Don't parse the smart log output to then print the (unsuccessfuly) parsed values. Instead we print out the whole smart log output. Signed-off-by: Dennis Maisenbacher <[email protected]>

MaisenbacherD · 2024-10-28T20:21:06Z

The checkpatch is failing with the following:

-------------------------------------------------------------
[13/13] Check commit - b75fb594d323ca1f5facf47c9062037969037bb4
-------------------------------------------------------------
WARNING: added, moved or deleted file(s), does MAINTAINERS need updating?
#18:
new file mode 100644

I am not sure if this is applicable since I can't spot a MAINTAINERS file 🤔

Check if the NVM 'compare' command is supported before running the nvme_compare_test which whould then fail with an 'Invalid Command Opcode' Signed-off-by: Dennis Maisenbacher <[email protected]>

Look up if the drive supports the `Get LBA Status` optional admin command before executing a `nvme get-lba-status` or `nvme lba-status-log` command.
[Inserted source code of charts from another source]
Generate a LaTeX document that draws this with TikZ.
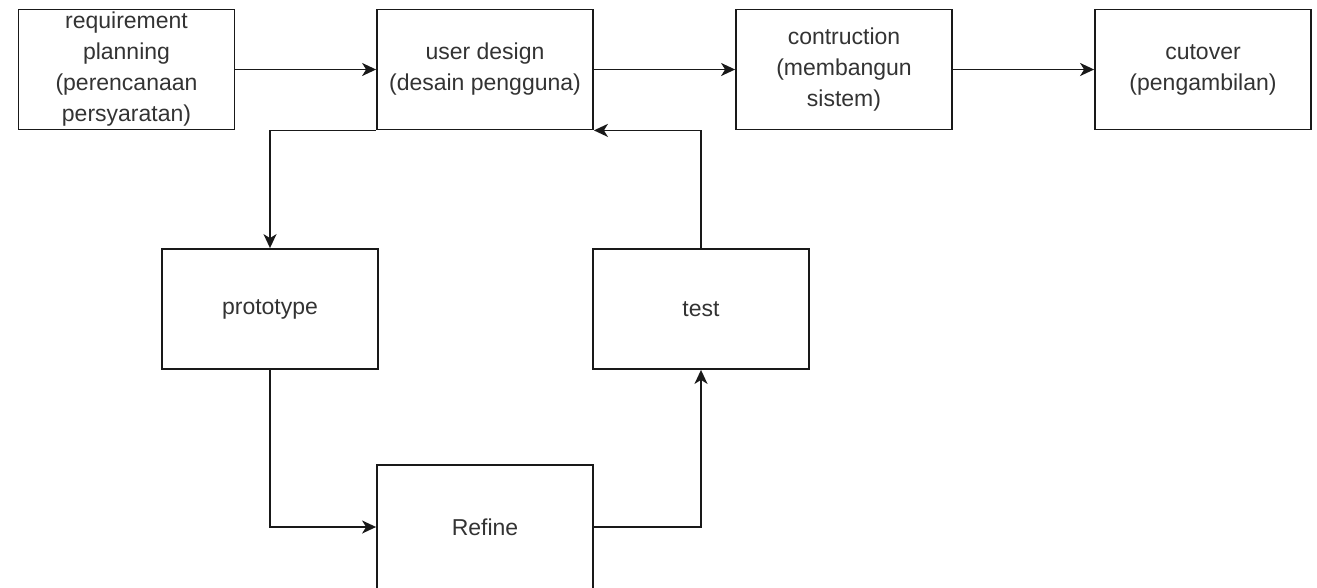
\documentclass[tikz,border=0pt]{standalone}
\usepackage{fontspec}
\setmainfont{Liberation Sans}
\usetikzlibrary{arrows.meta}
\begin{document}
\begin{tikzpicture}[x=1pt,y=-1pt,
  stepbox/.style={draw=black!90, line width=1.8pt, minimum width=216pt, minimum height=120pt,
    inner sep=0pt, align=center, text=black!80,
    font=\fontsize{23pt}{31pt}\selectfont},
  conn/.style={draw=black!90, line width=1.8pt, -{Stealth[length=14pt,width=13pt,inset=4pt]}}]
\useasboundingbox (0,0) rectangle (1317,587);
\node[stepbox] (rp) at (126.5,69.5) {requirement\\planning\\(perencanaan\\persyaratan)};
\node[stepbox] (ud) at (485,69.5) {user design\\(desain pengguna)};
\node[stepbox] (ct) at (844,69.5) {contruction\\(membangun\\sistem)};
\node[stepbox] (co) at (1203,69.5) {cutover\\(pengambilan)};
\node[stepbox] (pr) at (270,309) {prototype};
\node[stepbox] (ts) at (701,309) {test};
\node[stepbox, minimum height=124pt] (rf) at (485,527) {};
\node[text=black!80, font=\fontsize{23pt}{31pt}\selectfont] (rft) at (485,527) {Refine};
\draw[conn] (rp) -- (ud);
\draw[conn] (ud) -- (ct);
\draw[conn] (ct) -- (co);
\draw[conn] (ud.south west) -| (pr.north);
\draw[conn] (pr.south) |- (rf.west);
\draw[conn] (rf.east) -| (ts.south);
\draw[conn] (ts.north) |- (ud.south east);
\end{tikzpicture}
\end{document}
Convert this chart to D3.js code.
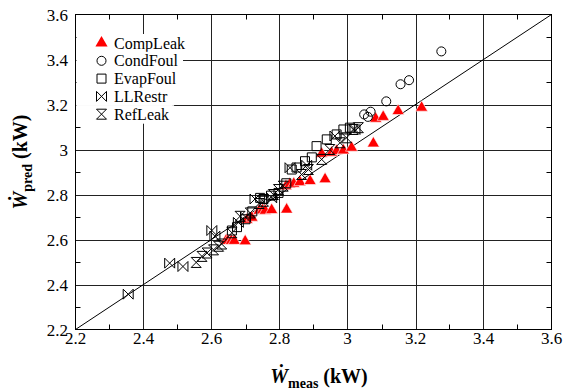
<!DOCTYPE html>
<html><head><meta charset="utf-8">
<script src="https://cdn.jsdelivr.net/npm/d3@7"></script>
<style>body{margin:0;background:#fff} svg text{font-family:"Liberation Serif","Times New Roman",serif;fill:#000}</style>
</head><body><svg id="c" width="566" height="391"></svg>
<script>
// ---- data ----
const seriesNames = ["CompLeak","CondFoul","EvapFoul","LLRestr","RefLeak"];
const compLeakX = [2.643,2.648,2.658,2.667,2.699,2.704,2.719,2.740,2.750,2.758,2.777,2.821,2.819,2.830,2.842,2.860,2.890,2.934,2.924,2.953,2.968,2.988,3.012,3.076,3.083,3.105,3.149,3.218];
const compLeakY = [2.596,2.594,2.594,2.594,2.592,2.688,2.697,2.728,2.730,2.728,2.731,2.733,2.837,2.845,2.848,2.855,2.860,2.868,2.981,2.986,2.993,2.996,3.008,3.027,3.137,3.145,3.171,3.186];
const condFoulX = [3.049,3.068,3.060,3.114,3.156,3.181,3.276];
const condFoulY = [3.156,3.168,3.145,3.214,3.290,3.308,3.436];
const evapFoulX = [2.660,2.675,2.700,2.720,2.743,2.753,2.775,2.797,2.820,2.836,2.850,2.875,2.895,2.909,2.939,2.968,2.988,3.007];
const evapFoulY = [2.640,2.655,2.690,2.725,2.785,2.780,2.795,2.807,2.850,2.911,2.920,2.948,2.965,3.015,3.045,3.067,3.089,3.097];
const llRestrX = [2.355,2.477,2.516,2.601,2.610,2.679,2.700,2.728,2.777,2.831,2.880,2.963,3.022];
const llRestrY = [2.357,2.495,2.480,2.640,2.615,2.676,2.700,2.780,2.785,2.919,2.930,3.060,3.089];
const refLeakX = [2.555,2.572,2.587,2.606,2.621,2.630,2.660,2.684,2.714,2.740,2.753,2.782,2.797,2.811,2.865,2.885,2.924,2.948,2.978,2.997,3.017,3.032];
const refLeakY = [2.498,2.525,2.540,2.554,2.570,2.580,2.630,2.703,2.718,2.760,2.770,2.800,2.822,2.837,2.889,2.911,2.956,3.000,3.030,3.052,3.089,3.097];
const xTickVals = [2.2,2.4,2.6,2.8,3.0,3.2,3.4,3.6];
const xTickLabels = ["2.2","2.4","2.6","2.8","3","3.2","3.4","3.6"];
const yTickVals = [2.2,2.4,2.6,2.8,3.0,3.2,3.4,3.6];
const yTickLabels = ["2.2","2.4","2.6","2.8","3","3.2","3.4","3.6"];
const minorVals = [2.3,2.5,2.7,2.9,3.1,3.3,3.5];

const FONT = "'Liberation Serif','Times New Roman',serif";

// ---- symbols ----
const bowtie = {draw(ctx,size){const h=Math.sqrt(size)/2;
  ctx.moveTo(-h,-h);ctx.lineTo(-h,h);ctx.lineTo(h,-h);ctx.lineTo(h,h);ctx.closePath();}};
const hourglass = {draw(ctx,size){const h=Math.sqrt(size)/2;
  ctx.moveTo(-h,-h);ctx.lineTo(h,-h);ctx.lineTo(-h,h);ctx.lineTo(h,h);ctx.closePath();}};

const series = [
  {name:"CompLeak", xs:compLeakX, ys:compLeakY, type:d3.symbolTriangle, size:64, fill:"#ff0000", stroke:"#fff", sw:0.6},
  {name:"CondFoul", xs:condFoulX, ys:condFoulY, type:d3.symbolCircle, size:64, fill:"none", stroke:"#000", sw:1},
  {name:"EvapFoul", xs:evapFoulX, ys:evapFoulY, type:d3.symbolSquare, size:81, fill:"none", stroke:"#000", sw:1},
  {name:"LLRestr", xs:llRestrX, ys:llRestrY, type:bowtie, size:100, fill:"none", stroke:"#000", sw:1},
  {name:"RefLeak", xs:refLeakX, ys:refLeakY, type:hourglass, size:100, fill:"none", stroke:"#000", sw:1}
];

const svg = d3.select("#c");
const L=75.5, R=551.5, T=14.5, B=329.5;
const x = d3.scaleLinear().domain([2.2,3.6]).range([L,R]);
const y = d3.scaleLinear().domain([2.2,3.6]).range([B,T]);

svg.append("rect").attr("x",0).attr("y",0).attr("width",566).attr("height",391).attr("fill","#fff");

// grid
const g = svg.append("g");
g.selectAll(".gx").data(xTickVals.slice(1,-1)).join("line")
  .attr("x1",d=>Math.round(x(d))+0.5).attr("x2",d=>Math.round(x(d))+0.5).attr("y1",T).attr("y2",B)
  .attr("stroke","#222").attr("stroke-width",1);
g.selectAll(".gy").data(yTickVals.slice(1,-1)).join("line")
  .attr("y1",d=>Math.round(y(d))+0.5).attr("y2",d=>Math.round(y(d))+0.5).attr("x1",L).attr("x2",R)
  .attr("stroke","#222").attr("stroke-width",1);

// minor ticks (inside, all sides)
const tl=5;
minorVals.forEach(v=>{
  const px=Math.round(x(v))+0.5, py=Math.round(y(v))+0.5;
  g.append("line").attr("x1",px).attr("x2",px).attr("y1",B).attr("y2",B-tl).attr("stroke","#000");
  g.append("line").attr("x1",px).attr("x2",px).attr("y1",T).attr("y2",T+tl).attr("stroke","#000");
  g.append("line").attr("y1",py).attr("y2",py).attr("x1",L).attr("x2",L+tl).attr("stroke","#000");
  g.append("line").attr("y1",py).attr("y2",py).attr("x1",R).attr("x2",R-tl).attr("stroke","#000");
});

// legend (white backing over grid)
const lg = svg.append("g");
const legY0=43, legDy=17.8;
series.forEach((s,i)=>{
  const cy=legY0+i*legDy;
  const bg=lg.append("rect").attr("fill","#fff");
  const t=lg.append("text").attr("x",114).attr("y",cy+5.5).attr("font-size",16)
    .attr("font-family",FONT).text(s.name);
  const w=t.node().getComputedTextLength();
  bg.attr("x",L+1).attr("y",cy-9).attr("width",114+w+5-(L+1)).attr("height",18.5);
  const sym=d3.symbol().type(s.type).size(s.size);
  lg.append("path").attr("d",sym).attr("transform",`translate(101.5,${cy})`)
    .attr("fill",s.fill).attr("stroke",s.name==="CompLeak"?"none":s.stroke).attr("stroke-width",1);
});

// diagonal
svg.append("clipPath").attr("id","clip").append("rect").attr("x",L).attr("y",T).attr("width",R-L).attr("height",B-T);
svg.append("line").attr("clip-path","url(#clip)")
  .attr("x1",x(2.2)).attr("y1",y(2.2)).attr("x2",x(3.6)).attr("y2",y(3.6))
  .attr("stroke","#000").attr("stroke-width",1);

// points
series.forEach(s=>{
  const sym=d3.symbol().type(s.type).size(s.size);
  svg.append("g").selectAll("path").data(s.xs.map((v,i)=>[v,s.ys[i]])).join("path")
    .attr("d",sym).attr("transform",d=>`translate(${x(d[0])},${y(d[1])})`)
    .attr("fill",s.fill).attr("stroke",s.stroke).attr("stroke-width",s.sw);
});

// frame
svg.append("rect").attr("x",L).attr("y",T).attr("width",R-L).attr("height",B-T)
  .attr("fill","none").attr("stroke","#000").attr("stroke-width",1);

// tick labels
svg.append("g").selectAll("text").data(xTickVals).join("text")
  .attr("x",d=>x(d)).attr("y",344).attr("text-anchor","middle").attr("font-size",17)
  .attr("font-family",FONT).text((d,i)=>xTickLabels[i]);
svg.append("g").selectAll("text").data(yTickVals).join("text")
  .attr("x",68).attr("y",d=>y(d)+6).attr("text-anchor","end").attr("font-size",17)
  .attr("font-family",FONT).text((d,i)=>yTickLabels[i]);

// axis titles
const xt=svg.append("text").attr("x",319).attr("y",383).attr("text-anchor","middle").attr("font-size",20)
  .attr("font-weight","bold").attr("font-family",FONT);
xt.append("tspan").attr("font-style","italic").text("\u1E86");
xt.append("tspan").attr("font-size",14).attr("dy",5).text("meas");
xt.append("tspan").attr("dy",-5).text(" (kW)");

const yt=svg.append("text").attr("transform","translate(27,162) rotate(-90)").attr("text-anchor","middle")
  .attr("font-size",20).attr("font-weight","bold").attr("font-family",FONT);
yt.append("tspan").attr("font-style","italic").text("\u1E86");
yt.append("tspan").attr("font-size",14).attr("dy",5).text("pred");
yt.append("tspan").attr("dy",-5).text(" (kW)");
</script></body></html>
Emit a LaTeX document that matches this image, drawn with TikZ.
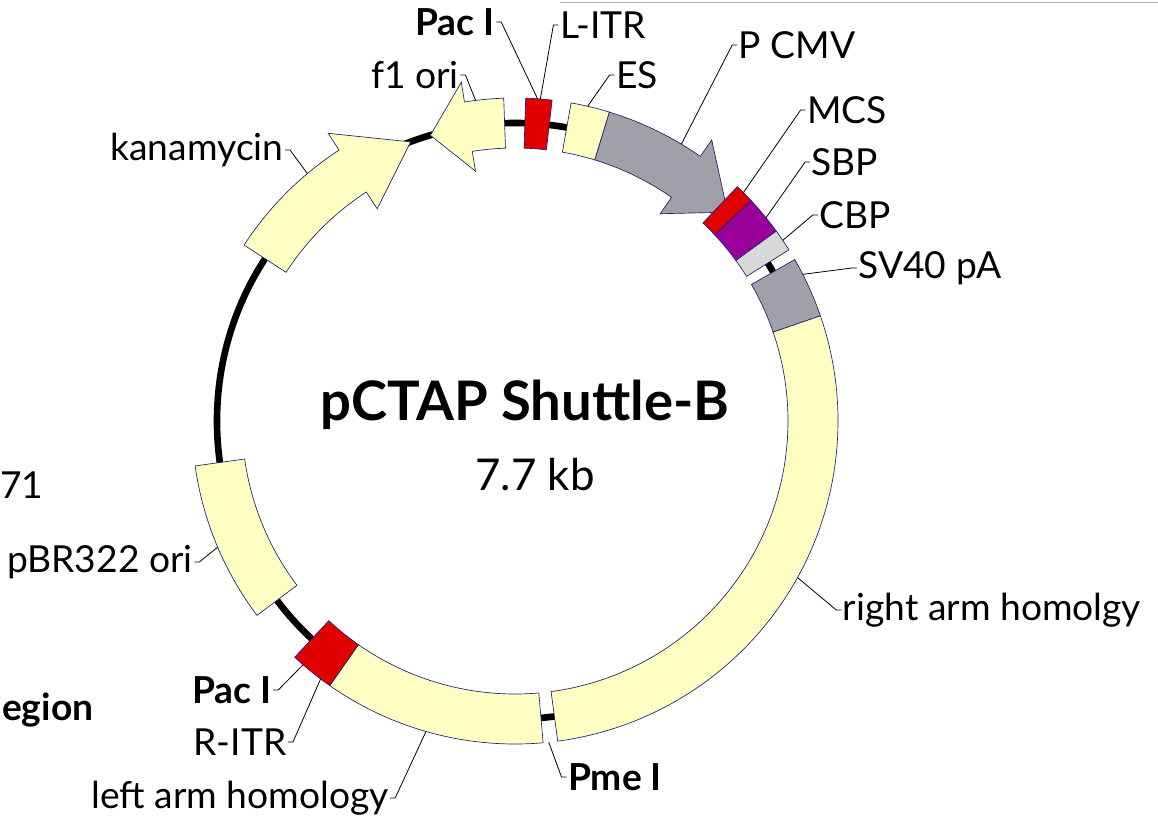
\documentclass[tikz,border=0pt]{standalone}
\usepackage{fontspec}
\setmainfont{Lato}
\usetikzlibrary{positioning}
\definecolor{featyellow}{HTML}{FFFFC4}
\definecolor{featred}{HTML}{E00000}
\definecolor{featgray}{HTML}{A0A0A8}
\definecolor{featpurple}{HTML}{990099}
\definecolor{featlight}{HTML}{D8D8D8}
\definecolor{edgeblue}{HTML}{202070}
% annular sector: start angle, end angle, style
\newcommand{\plseg}[3]{\draw[#3] (#1:273) arc[start angle=#1,end angle=#2,radius=273] -- (#2:323) arc[start angle=#2,end angle=#1,radius=323] -- cycle;}
% arrow: start, head base, tip, style
\newcommand{\plarrow}[4]{\draw[#4] (#1:273) arc[start angle=#1,end angle=#2,radius=273] -- (#2:253) -- (#3:298) -- (#2:343) -- (#2:323) arc[start angle=#2,end angle=#1,radius=323] -- cycle;}
\begin{document}
\begin{tikzpicture}[x=0.02646cm, y=0.02646cm,
    feat/.style={draw=edgeblue, line width=0.5pt, fill=#1},
    lbl/.style={font=\fontsize{28}{32}\selectfont, inner sep=1pt},
    blbl/.style={font=\fontsize{28}{32}\selectfont\bfseries, inner sep=1pt},
    lead/.style={line width=0.6pt}
]
\useasboundingbox (-515,-405) rectangle (643,421);
\draw[gray!60, line width=0.6pt] (45,419) -- (643,419);

% backbone
\draw[line width=5pt] (0,0) circle[radius=298];

% features
\plseg{73}{80}{feat=featyellow}
\plseg{83.4}{88.1}{feat=featred}
\plarrow{73}{55}{44.5}{feat=featgray}
\plseg{43}{46.5}{feat=featred}
\plseg{36}{43}{feat=featpurple}
\plseg{32}{36}{feat=featlight}
\plseg{19}{30}{feat=featgray}
\plseg{-82.4}{19}{feat=featyellow}
\plseg{235}{275}{feat=featyellow}
\plseg{227}{235}{feat=featred}
\plseg{188}{217}{feat=featyellow}
\plarrow{147}{123}{110.5}{feat=featyellow}
\plarrow{92}{99}{106.5}{feat=featyellow}

% labels
\node[blbl] (pactop) at (-60,399) {Pac I};
\node[lbl] (litr) at (88,396) {L-ITR};
\node[lbl] (fori) at (-100,346) {f1 ori};
\node[lbl] (es) at (122,346) {ES};
\node[lbl] (pcmv) at (282,376) {P CMV};
\node[lbl] (mcs) at (332,311) {MCS};
\node[lbl] (sbp) at (330,259) {SBP};
\node[lbl] (cbp) at (340,206) {CBP};
\node[lbl] (sv) at (415,153) {SV40 pA};
\node[lbl] (kan) at (-318,271) {kanamycin};
\node[lbl] (rarm) at (477,-189) {right arm homolgy};
\node[blbl] (pme) at (100,-356) {Pme I};
\node[lbl] (larm) at (-275,-377) {left arm homology};
\node[lbl] (ritr) at (-275,-321) {R-ITR};
\node[blbl] (pacbot) at (-283,-269) {Pac I};
\node[lbl] (pbr) at (-415,-141) {pBR322 ori};
\node[lbl, anchor=east] (size) at (-470,-64) {771};
\node[blbl, anchor=east] (reg) at (-420,-289) {egion};
\node[font=\fontsize{41}{46}\selectfont\bfseries] (title) at (10,16) {pCTAP Shuttle-B};
\node[font=\fontsize{33}{38}\selectfont] (kb) at (20,-54) {7.7 kb};

% leader lines
\draw[lead] (pactop.east) -- ++(5,0) -- (86:323);
\draw[lead] (litr.west) -- ++(-5,0) -- (85.5:323);
\draw[lead] (fori.east) -- ++(5,0) -- (97:323);
\draw[lead] (es.west) -- ++(-5,0) -- (77:323);
\draw[lead] (pcmv.west) -- ++(-5,0) -- (59:323);
\draw[lead] (mcs.west) -- ++(-5,0) -- (45:323);
\draw[lead] (sbp.west) -- ++(-5,0) -- (39:323);
\draw[lead] (cbp.west) -- ++(-5,0) -- (34:323);
\draw[lead] (sv.west) -- ++(-5,0) -- (27:323);
\draw[lead] (kan.east) -- ++(5,0) -- (130:323);
\draw[lead] (rarm.west) -- ++(-5,0) -- (-29:323);
\draw[lead] (pme.west) -- ++(-5,0) -- (-84:323);
\draw[lead] (larm.east) -- ++(5,0) -- (254:323);
\draw[lead] (ritr.east) -- ++(5,0) -- (233:323);
\draw[lead] (pacbot.east) -- ++(5,0) -- (229:323);
\draw[lead] (pbr.east) -- ++(5,0) -- (203:323);
\end{tikzpicture}
\end{document}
Furthermore use the correct action value on `get-lba-status`. Signed-off-by: Dennis Maisenbacher <[email protected]>

After a test was run, the `tearDown` function is called and then creates and attaches a single ns with the full NVM capacity. This is done so the caller or the next test case receives a reasonably formated drive. Signed-off-by: Dennis Maisenbacher <[email protected]>

Introducing a GitHub workflow which runs all test cases under the `tests` directory on real hardware through a self-hosted runner. This workflow is triggered nightly or on demand as the tests run about an hour. Signed-off-by: Dennis Maisenbacher <[email protected]>

igaw · 2024-10-29T06:26:18Z

You can ignore that checkpatch failure. We don't do the MAINTAINER file thing, so any new file added to project will trigger this message.

igaw · 2024-10-29T06:37:18Z

BTW, I've just remembered, that we also have a Python binding for the library which provides the constants. Maybe we could use these in future as well. Just as idea.

igaw · 2024-10-29T06:38:06Z

Now, I have to figure out how to enable it :)

MaisenbacherD · 2024-10-29T07:02:39Z

Thanks for the review and merge :)
I will contact you to set up the VM and exchange the config token.